Cinema como construção da História a contrapelo? Crônicas históricas da escravidão no Brasil por Cacá Diegues






Nesta última semana nos voltamos para um episódio, longo episódio da História do Brasil, a escravidão de povos africanos. Apesar da temática, as narrativas trouxeram momentos de luta pela liberdade, de organização popular, de resistência e de capacidade tanto de sobrevivência, quanto de luta e principalmente, capacidade de vivência.
Nosso desafio posterior ao debate, que foi alimentado pelos filmes Ganga Zumba, Xica da Silva e Quilombo, todos de Cacá Diegues, por textos sobre os filmes e um texto teórico sobre História e Conhecimento Histórico, foi o de pensar em que medida esses filmes podem oportunizar um debate contemporâneo, historicamente falando.
O presente registro das nossas impressões dar-se-á somente com a tentativa de fomentar leituras e análises das teses formuladas por Walter Benjamim, em seu texto Sobre o conceito de História, o qual é estruturado em teses pequenas, registradas aqui somente aquelas indicadas por nosso professor da disciplina, dentre as quais acrescento somente uma, a de número 12.
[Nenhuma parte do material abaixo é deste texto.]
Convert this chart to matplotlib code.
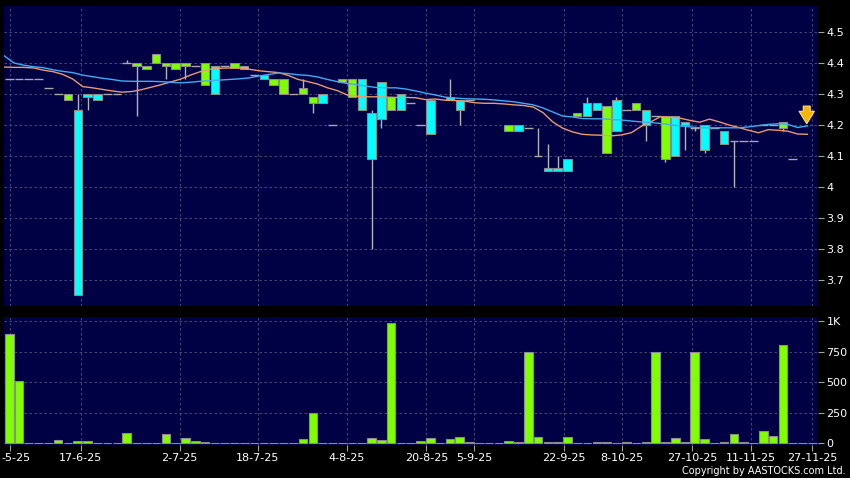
import numpy as np
import matplotlib.pyplot as plt
from matplotlib.transforms import ScaledTranslation

nan = np.nan

# one slot per traded day, nan = no trade that day
opens = [4.35, 4.35, 4.35, 4.35, 4.32, 4.30, 4.28, 4.25, 4.30, 4.30,
         4.30, 4.30, 4.40, 4.39, 4.38, 4.40, 4.39, 4.38, 4.39, 4.39,
         4.33, 4.39, 4.39, 4.385, 4.38, 4.36, 4.36, 4.33, 4.30, 4.30,
         4.30, 4.27, 4.30, 4.20, 4.34, 4.29, 4.35, 4.24, 4.34, 4.25,
         4.30, 4.27, 4.20, 4.28, nan, 4.29, 4.28, 4.28, nan, nan,
         nan, 4.18, 4.20, 4.19, 4.10, 4.06, 4.06, 4.09, 4.23, 4.27,
         4.27, 4.11, 4.28, 4.25, 4.25, 4.25, 4.23, 4.09, 4.23, 4.21,
         4.19, 4.20, 4.19, 4.18, 4.15, 4.15, 4.15, 4.20, 4.20, 4.19,
         4.09, nan, nan]
highs = [4.35, 4.35, 4.35, 4.35, 4.32, 4.30, 4.30, 4.30, 4.30, 4.30,
         4.30, 4.30, 4.41, 4.40, 4.39, 4.43, 4.40, 4.40, 4.40, 4.39,
         4.40, 4.39, 4.39, 4.40, 4.39, 4.36, 4.36, 4.35, 4.35, 4.30,
         4.35, 4.29, 4.30, 4.20, 4.35, 4.35, 4.35, 4.25, 4.34, 4.29,
         4.30, 4.27, 4.20, 4.28, nan, 4.35, 4.28, 4.28, nan, nan,
         nan, 4.20, 4.20, 4.19, 4.19, 4.14, 4.10, 4.09, 4.24, 4.29,
         4.27, 4.26, 4.29, 4.25, 4.27, 4.25, 4.23, 4.23, 4.23, 4.21,
         4.195, 4.20, 4.19, 4.18, 4.15, 4.15, 4.15, 4.20, 4.20, 4.21,
         4.09, nan, nan]
lows = [4.35, 4.35, 4.35, 4.35, 4.32, 4.30, 4.28, 3.65, 4.25, 4.28,
        4.30, 4.30, 4.40, 4.23, 4.38, 4.40, 4.35, 4.38, 4.35, 4.39,
        4.33, 4.30, 4.39, 4.385, 4.38, 4.36, 4.35, 4.33, 4.30, 4.30,
        4.30, 4.24, 4.27, 4.20, 4.34, 4.29, 4.25, 3.80, 4.19, 4.25,
        4.25, 4.27, 4.20, 4.17, nan, 4.28, 4.20, 4.28, nan, nan,
        nan, 4.18, 4.18, 4.19, 4.10, 4.05, 4.05, 4.05, 4.23, 4.23,
        4.25, 4.11, 4.18, 4.25, 4.25, 4.15, 4.23, 4.08, 4.10, 4.12,
        4.18, 4.11, 4.19, 4.14, 4.00, 4.15, 4.15, 4.20, 4.20, 4.18,
        4.09, nan, nan]
closes = [4.35, 4.35, 4.35, 4.35, 4.32, 4.30, 4.30, 3.65, 4.29, 4.28,
          4.30, 4.30, 4.40, 4.40, 4.39, 4.43, 4.40, 4.40, 4.40, 4.39,
          4.40, 4.30, 4.39, 4.40, 4.39, 4.36, 4.35, 4.35, 4.35, 4.30,
          4.32, 4.29, 4.27, 4.20, 4.35, 4.35, 4.25, 4.09, 4.22, 4.29,
          4.25, 4.27, 4.20, 4.17, nan, 4.28, 4.25, 4.28, nan, nan,
          nan, 4.20, 4.18, 4.19, 4.10, 4.05, 4.05, 4.05, 4.24, 4.23,
          4.25, 4.26, 4.18, 4.25, 4.27, 4.20, 4.23, 4.23, 4.10, 4.20,
          4.19, 4.12, 4.19, 4.14, 4.15, 4.15, 4.15, 4.20, 4.20, 4.21,
          4.09, nan, nan]
volume = [900, 508, 2, 2, 2, 25, 3, 17, 17, 5,
          2, 2, 83, 2, 1, 1, 78, 2, 42, 19,
          8, 2, 1, 2, 2, 5, 2, 2, 2, 3,
          33, 245, 2, 2, 2, 3, 5, 47, 25, 983,
          2, 2, 20, 47, 0, 36, 52, 8, 0, 0,
          0, 19, 8, 750, 55, 10, 10, 55, 2, 5,
          10, 10, 2, 10, 2, 10, 750, 10, 40, 10,
          750, 35, 5, 8, 75, 8, 2, 100, 60, 810,
          5, 0, 0]
ma_blue = [4.423, 4.400, 4.393, 4.388, 4.385, 4.378, 4.373, 4.369, 4.361, 4.356,
           4.351, 4.347, 4.342, 4.341, 4.341, 4.341, 4.340, 4.338, 4.336, 4.338,
           4.341, 4.343, 4.345, 4.347, 4.349, 4.352, 4.358, 4.363, 4.368, 4.366,
           4.362, 4.360, 4.355, 4.347, 4.340, 4.334, 4.330, 4.325, 4.321, 4.320,
           4.320, 4.316, 4.310, 4.303, 4.297, 4.290, 4.287, 4.285, 4.284, 4.283,
           4.281, 4.278, 4.275, 4.270, 4.265, 4.255, 4.242, 4.229, 4.226, 4.221,
           4.220, 4.220, 4.218, 4.216, 4.213, 4.210, 4.208, 4.205, 4.201, 4.197,
           4.194, 4.191, 4.191, 4.191, 4.191, 4.191, 4.194, 4.198, 4.202, 4.204,
           4.202, 4.192, 4.197]
ma_orange = [4.387, 4.386, 4.386, 4.384, 4.377, 4.372, 4.363, 4.348, 4.324, 4.320,
             4.315, 4.310, 4.306, 4.308, 4.314, 4.322, 4.330, 4.339, 4.348, 4.361,
             4.372, 4.380, 4.383, 4.384, 4.384, 4.380, 4.375, 4.372, 4.369, 4.360,
             4.347, 4.340, 4.332, 4.320, 4.311, 4.297, 4.293, 4.291, 4.291, 4.290,
             4.289, 4.289, 4.288, 4.282, 4.284, 4.280, 4.279, 4.277, 4.272, 4.270,
             4.270, 4.268, 4.265, 4.263, 4.258, 4.240, 4.210, 4.190, 4.178, 4.170,
             4.168, 4.167, 4.165, 4.168, 4.175, 4.195, 4.210, 4.227, 4.225, 4.222,
             4.215, 4.209, 4.219, 4.210, 4.200, 4.192, 4.183, 4.175, 4.185, 4.183,
             4.180, 4.171, 4.170]
tick_labels = ["-5-25", "17-6-25", "2-7-25", "18-7-25", "4-8-25", "20-8-25",
               "5-9-25", "22-9-25", "8-10-25", "27-10-25", "11-11-25", "27-11-25"]
tick_pos = [0.1, 7.3, 17.4, 25.4, 34.5, 42.6, 47.5, 56.6, 62.6, 69.7, 75.7, 82.0]
price_ticks = [3.7, 3.8, 3.9, 4.0, 4.1, 4.2, 4.3, 4.4, 4.5]
price_tick_labels = ["3.7", "3.8", "3.9", "4", "4.1", "4.2", "4.3", "4.4", "4.5"]
vol_ticks = [0, 250, 500, 750, 1000]
vol_tick_labels = ["0", "250", "500", "750", "1K"]

UP = "#80ff00"
DOWN = "#00ffff"
BG = "#000044"
GRID = "#52527e"


def style_axis(ax):
    ax.set_facecolor(BG)
    for s in ax.spines.values():
        s.set_visible(False)
    ax.yaxis.tick_right()
    ax.tick_params(axis="y", colors="#a0a0a0", labelcolor="white", labelsize=8,
                   length=4, width=0.8, direction="out", pad=2)
    ax.grid(True, color=GRID, linestyle=(0, (3, 3)), linewidth=0.6)
    ax.set_axisbelow(True)
    ax.set_xlim(-0.53, 82.58)
    ax.set_xticks(tick_pos)


def main():
    o = np.array(opens)
    h = np.array(highs)
    l = np.array(lows)
    c = np.array(closes)
    x = np.arange(len(o))

    fig = plt.figure(figsize=(8.5, 4.78), dpi=100, facecolor="black")
    ax = fig.add_axes([4 / 850, 1 - 306 / 478, 814 / 850, 300 / 478])
    axv = fig.add_axes([4 / 850, 1 - 445 / 478, 814 / 850, 128 / 478])
    style_axis(ax)
    style_axis(axv)

    # candles
    ok = ~np.isnan(o)
    ax.vlines(x[ok], l[ok], h[ok], color="#b4b4b4", linewidth=1, zorder=2)
    flat = ok & (o == c)
    body = ok & (o != c)
    colors = np.where(c > o, UP, DOWN)
    ax.bar(x[body], (c - o)[body], bottom=o[body], width=0.86,
           color=colors[body], edgecolor="#8c8c8c", linewidth=0.8, zorder=3)
    ax.hlines(c[flat], x[flat] - 0.45, x[flat] + 0.45, color="#a8a8a8",
              linewidth=1, zorder=3)

    # moving averages, drawn on the slot edges
    ax.plot(x - 0.5, ma_orange, color="#e89a70", linewidth=1, zorder=4)
    ax.plot(x - 0.5, ma_blue, color="#45aaf0", linewidth=1, zorder=4)

    ax.annotate("", xy=(81.43, 4.195), xytext=(81.43, 4.27),
                arrowprops=dict(arrowstyle="simple,head_width=1.1,head_length=0.9,tail_width=0.5",
                                fc="#f5b400", ec="#ffe080", lw=0.8), zorder=5)

    ax.set_ylim(3.616, 4.584)
    ax.set_yticks(price_ticks)
    ax.set_yticklabels(price_tick_labels)
    ax.tick_params(axis="x", length=0, labelbottom=False)

    # volume
    axv.bar(x, volume, width=0.88, color=UP, edgecolor="#8c8c8c", linewidth=0.8, zorder=3)
    axv.set_ylim(-14, 1036)
    axv.set_yticks(vol_ticks)
    axv.set_yticklabels(vol_tick_labels)
    axv.set_xticklabels(tick_labels)
    axv.tick_params(axis="x", colors="#a0a0a0", labelcolor="white", labelsize=8,
                    length=4, width=0.8, direction="out", pad=2)
    first = axv.get_xticklabels()[0]
    first.set_transform(first.get_transform() + ScaledTranslation(0.06, 0, fig.dpi_scale_trans))

    fig.text(846 / 850, 1 - 471 / 478, "Copyright by AASTOCKS.com Ltd.", color="white",
             fontsize=7, ha="right", va="center")

    fig.savefig("out.png", dpi=100, facecolor="black")


if __name__ == "__main__":
    main()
T6 - A existência da tradição – por que ela existe em nossa Nação? A escravidão e seu reflexo com a divisão social ainda presente no cotidiano brasileiro.
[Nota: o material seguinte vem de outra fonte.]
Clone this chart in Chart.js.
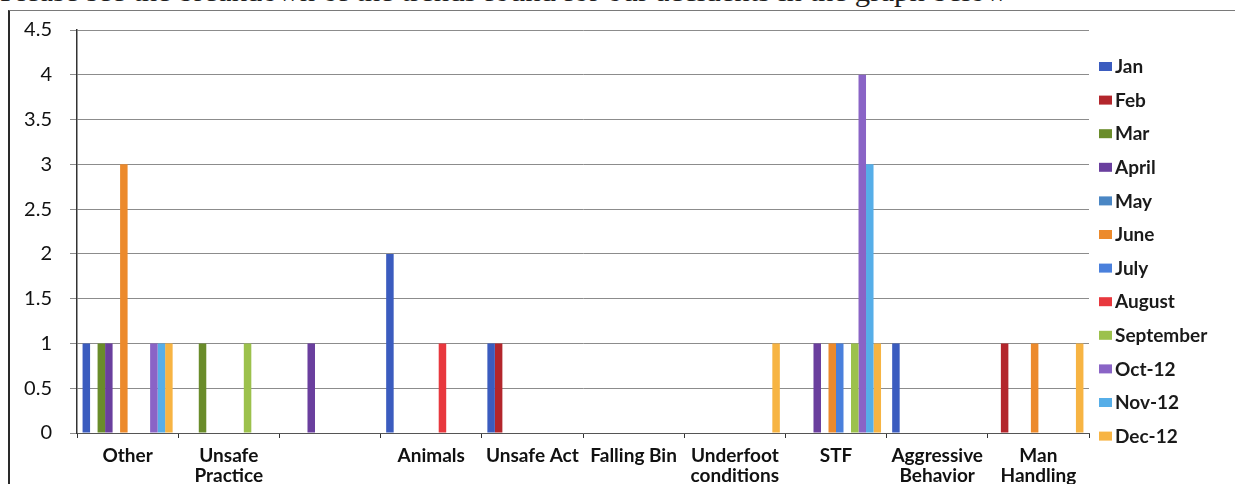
<!DOCTYPE html>
<html>
<head>
<meta charset="utf-8">
<script src="https://cdn.jsdelivr.net/npm/chart.js@4.4.1/dist/chart.umd.min.js"></script>
<style>
  html, body { margin: 0; padding: 0; background: #fff; }
  #wrap { position: relative; width: 1235px; height: 484px; overflow: hidden; }
  #heading {
    position: absolute; left: 0; top: -21px;
    font-family: "Liberation Serif", "DejaVu Serif", serif;
    font-size: 27px; line-height: 1; white-space: nowrap; color: #1e1e1e;
    transform-origin: 0 0;
  }
  #frame {
    position: absolute; left: 8px; top: 10px; right: -4px; bottom: -4px;
    border-left: 2px solid #2a2a2a; border-top: 1px solid #7a7a7a;
    pointer-events: none;
  }
  canvas { position: absolute; left: 0; top: 0; }
</style>
</head>
<body>
<div id="wrap">
  <div id="heading">Please see the breakdown of the trends found for our accidents in the graph below</div>
  <canvas id="chart" width="1235" height="484"></canvas>
  <div id="frame"></div>
</div>
<script>
// Accident causes (x categories)
const categories = ['Other', ['Unsafe', 'Practice'], '', 'Animals', 'Unsafe Act', 'Falling Bin',
  ['Underfoot', 'conditions'], 'STF', ['Aggressive', 'Behavior'], ['Man', 'Handling']];

// Months (series names)
const months = ['Jan', 'Feb', 'Mar', 'April', 'May', 'June', 'July', 'August',
  'September', 'Oct-12', 'Nov-12', 'Dec-12'];

// Accident counts per cause, one array per month
const jan = [1, 0, 0, 2, 1, 0, 0, 0, 1, 0];
const feb = [0, 0, 0, 0, 1, 0, 0, 0, 0, 1];
const mar = [1, 1, 0, 0, 0, 0, 0, 0, 0, 0];
const april = [1, 0, 1, 0, 0, 0, 0, 1, 0, 0];
const may = [0, 0, 0, 0, 0, 0, 0, 0, 0, 0];
const june = [3, 0, 0, 0, 0, 0, 0, 1, 0, 1];
const july = [0, 0, 0, 0, 0, 0, 0, 1, 0, 0];
const august = [0, 0, 0, 1, 0, 0, 0, 0, 0, 0];
const september = [0, 1, 0, 0, 0, 0, 0, 1, 0, 0];
const oct12 = [1, 0, 0, 0, 0, 0, 0, 4, 0, 0];
const nov12 = [1, 0, 0, 0, 0, 0, 0, 3, 0, 0];
const dec12 = [1, 0, 0, 0, 0, 0, 1, 1, 0, 1];

// Value axis ticks
const yTicks = [0, 0.5, 1, 1.5, 2, 2.5, 3, 3.5, 4, 4.5];

const monthSeries = [jan, feb, mar, april, may, june, july, august, september, oct12, nov12, dec12];
const monthColors = ['#3b5cbf', '#b3262c', '#6a8c2a', '#6a3f9e', '#4a86c4', '#ec8a2c',
  '#4a80dc', '#e8383e', '#9cc14c', '#8a64c6', '#56aee8', '#f7b443'];

// Stretch the heading line to its set width
const heading = document.getElementById('heading');
heading.style.transform = 'scaleX(' + (1008 / heading.offsetWidth) + ')';

// Month key drawn down the right side from the chart's own datasets
const monthKey = {
  id: 'monthKey',
  afterDraw(chart) {
    const ctx = chart.ctx;
    const left = chart.chartArea.right + 10;
    ctx.save();
    ctx.font = 'bold 19px Lato';
    ctx.textBaseline = 'middle';
    ctx.textAlign = 'left';
    chart.data.datasets.forEach((ds, i) => {
      const y = 66.5 + i * 33.6;
      ctx.fillStyle = ds.backgroundColor;
      ctx.fillRect(left, y - 4.5, 13, 9);
      ctx.fillStyle = '#1a1a1a';
      ctx.fillText(ds.label, left + 16, y + 0.5);
    });
    ctx.restore();
  }
};

new Chart(document.getElementById('chart'), {
  type: 'bar',
  data: {
    labels: categories,
    datasets: months.map((m, i) => ({
      label: m,
      data: monthSeries[i],
      backgroundColor: monthColors[i],
      borderWidth: 0,
      categoryPercentage: 0.89,
      barPercentage: 1.0
    }))
  },
  options: {
    responsive: false,
    animation: false,
    layout: { padding: { top: 28, right: 146, left: 0, bottom: 0 } },
    plugins: { legend: { display: false }, tooltip: { enabled: false } },
    scales: {
      x: {
        grid: { drawOnChartArea: false, drawTicks: true, tickLength: 5, color: '#333', offset: true },
        border: { display: true, color: '#555', width: 1 },
        ticks: {
          color: '#111', padding: 8, maxRotation: 0, autoSkip: false,
          font: { family: 'Lato', size: 19, weight: 'bold', lineHeight: 1.05 }
        },
        afterFit(s) { s.height = 51; }
      },
      y: {
        min: 0, max: 4.5,
        afterBuildTicks(s) { s.ticks = yTicks.map(v => ({ value: v })); },
        ticks: {
          color: '#111', padding: 18,
          font: { family: 'Lato', size: 20 },
          callback: v => String(v)
        },
        grid: { color: '#8c8c8c', lineWidth: 1, tickLength: 7, drawTicks: true },
        border: { display: true, color: '#333', width: 1.5 },
        afterFit(s) { s.width = 77; }
      }
    }
  },
  plugins: [monthKey]
});
</script>
</body>
</html>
T7 – Rever a História, um dado momento histórico, é preciso esquecer a posterioridade desse dado instante e rever o contrário do que o discurso oficial estabeleceu, por isso Palmares, como representante maior da luta e da vida do povo negro brasileiro, é outro com Cacá Diegues, nos dá outra perspectiva de representação.
T8 – O conhecimento histórico e o acontecimento são a regra. Os filmes de Cacá Diegues, mesmo sendo uma obra de arte, isto é, saber humano muito mais suscetível ao olhar/ao pensar de quem o faz e ser carregado do elemento poético na sua elaboração, nos revela que há outras regras possíveis para o conhecimento histórico e para a História. Dentre os filmes destaco nesta tese Xica da Silva, produzido em plena Ditadura civil-militar, no qual a narrativa nos traz uma escrava dotada de coragem para falar, para ser e agir como uma afro-brasileira, no sentido mais amplo desta palavra.
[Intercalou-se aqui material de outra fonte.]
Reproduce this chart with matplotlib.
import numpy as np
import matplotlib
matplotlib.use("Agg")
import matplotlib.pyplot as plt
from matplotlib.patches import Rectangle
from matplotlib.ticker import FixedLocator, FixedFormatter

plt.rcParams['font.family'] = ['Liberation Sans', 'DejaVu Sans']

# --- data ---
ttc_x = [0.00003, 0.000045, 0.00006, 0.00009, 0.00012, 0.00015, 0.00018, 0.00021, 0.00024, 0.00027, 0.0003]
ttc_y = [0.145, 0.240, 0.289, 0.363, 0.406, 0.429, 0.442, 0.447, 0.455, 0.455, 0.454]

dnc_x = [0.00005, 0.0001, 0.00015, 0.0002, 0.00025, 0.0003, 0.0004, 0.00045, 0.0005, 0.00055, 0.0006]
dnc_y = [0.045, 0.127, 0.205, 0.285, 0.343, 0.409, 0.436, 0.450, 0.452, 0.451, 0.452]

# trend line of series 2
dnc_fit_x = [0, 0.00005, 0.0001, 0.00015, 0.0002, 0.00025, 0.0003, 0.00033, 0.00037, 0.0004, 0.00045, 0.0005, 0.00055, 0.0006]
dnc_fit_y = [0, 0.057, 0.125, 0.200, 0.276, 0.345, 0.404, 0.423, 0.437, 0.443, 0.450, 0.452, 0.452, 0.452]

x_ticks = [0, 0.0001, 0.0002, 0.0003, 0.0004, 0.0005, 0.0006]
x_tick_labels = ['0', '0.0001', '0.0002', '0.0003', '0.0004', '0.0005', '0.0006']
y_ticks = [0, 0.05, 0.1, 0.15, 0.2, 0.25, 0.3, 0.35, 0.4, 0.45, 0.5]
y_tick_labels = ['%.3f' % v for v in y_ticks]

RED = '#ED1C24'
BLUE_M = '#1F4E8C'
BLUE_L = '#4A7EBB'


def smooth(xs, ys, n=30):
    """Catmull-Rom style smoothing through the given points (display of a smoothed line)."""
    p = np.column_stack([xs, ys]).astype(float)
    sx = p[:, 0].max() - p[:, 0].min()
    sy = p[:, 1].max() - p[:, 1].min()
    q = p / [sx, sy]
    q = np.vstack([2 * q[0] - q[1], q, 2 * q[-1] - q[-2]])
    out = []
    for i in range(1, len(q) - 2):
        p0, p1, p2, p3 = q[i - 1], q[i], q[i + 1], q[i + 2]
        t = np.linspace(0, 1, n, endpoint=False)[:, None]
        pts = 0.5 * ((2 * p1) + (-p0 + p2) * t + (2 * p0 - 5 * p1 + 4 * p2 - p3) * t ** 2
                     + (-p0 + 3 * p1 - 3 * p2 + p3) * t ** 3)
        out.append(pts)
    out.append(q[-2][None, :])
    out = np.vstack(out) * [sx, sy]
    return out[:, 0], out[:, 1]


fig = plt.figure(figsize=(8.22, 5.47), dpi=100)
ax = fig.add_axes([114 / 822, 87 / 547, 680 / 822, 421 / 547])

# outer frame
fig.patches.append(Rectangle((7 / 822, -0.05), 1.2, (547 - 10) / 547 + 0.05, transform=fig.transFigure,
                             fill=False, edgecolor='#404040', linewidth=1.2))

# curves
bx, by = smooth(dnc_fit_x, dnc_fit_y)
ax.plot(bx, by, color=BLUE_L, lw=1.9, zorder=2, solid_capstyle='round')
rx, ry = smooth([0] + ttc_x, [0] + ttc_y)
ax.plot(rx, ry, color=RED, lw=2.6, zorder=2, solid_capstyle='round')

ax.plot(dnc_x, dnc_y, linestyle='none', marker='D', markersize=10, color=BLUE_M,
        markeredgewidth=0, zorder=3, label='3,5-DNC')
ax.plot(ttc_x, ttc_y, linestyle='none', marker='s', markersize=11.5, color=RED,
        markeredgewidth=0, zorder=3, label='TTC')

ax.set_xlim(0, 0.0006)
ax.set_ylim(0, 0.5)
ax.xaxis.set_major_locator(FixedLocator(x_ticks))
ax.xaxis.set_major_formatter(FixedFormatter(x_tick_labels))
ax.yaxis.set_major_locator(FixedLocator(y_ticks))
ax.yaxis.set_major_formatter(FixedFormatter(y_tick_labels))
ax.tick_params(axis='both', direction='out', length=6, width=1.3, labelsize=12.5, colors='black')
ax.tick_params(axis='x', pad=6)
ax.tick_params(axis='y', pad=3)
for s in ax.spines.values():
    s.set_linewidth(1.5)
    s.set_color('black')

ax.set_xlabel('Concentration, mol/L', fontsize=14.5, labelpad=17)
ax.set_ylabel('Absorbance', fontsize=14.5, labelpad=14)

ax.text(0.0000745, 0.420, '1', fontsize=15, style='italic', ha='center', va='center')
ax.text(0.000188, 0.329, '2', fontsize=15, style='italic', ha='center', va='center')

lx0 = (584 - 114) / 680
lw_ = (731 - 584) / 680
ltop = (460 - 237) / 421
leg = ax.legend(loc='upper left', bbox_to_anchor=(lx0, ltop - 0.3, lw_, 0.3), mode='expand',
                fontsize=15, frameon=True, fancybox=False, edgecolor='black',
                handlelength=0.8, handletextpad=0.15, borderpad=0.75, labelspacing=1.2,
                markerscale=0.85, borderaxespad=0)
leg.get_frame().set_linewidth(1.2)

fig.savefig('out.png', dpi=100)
T9 – Estamos condenados à Civilização. Essa é a máxima com a qual Euclides da Cunha, em Os Sertões, impunha à catástrofe anunciada para e pelo século XX. A tempestade “natural” impulsiona o progresso que destroi a História, isto é, a própria Humanidade e dela não podemos escapar.
T12 – O que a História e o conhecimento histórico permitem a longa vida, a posteridade, é aquilo e aquele que não possibilita a subversão, a derrubada/tomada do poder. Desse modo Cacá Diegues nos alenta que outros líderes, outro locus (e outros locais) de resistência, de luta e de liberdade existiram com feições próprias, ou de modo mais amplo, com sua própria cultura.
T13 - Assim como estamos condenados à Civilização, vide T9, temos o Progresso como entidade autônoma, substantiva e necessária, mas Humanidade e Progresso não podem se dissociar como querem os social-democratas, como vê-se em Quilombo, e antes em Ganga Zumba, nos quais as transformações, para melhor, na vida, era restrita a uma ínfima parcela da população.
T17 –O Historicismo não dialoga, não analisa, não subverte, não confronta o conhecimento histórico. Entretanto o conhecimento histórico e a História são germinais. A vida e o tempo nos legam novas possibilidades de conhecimento e de existência.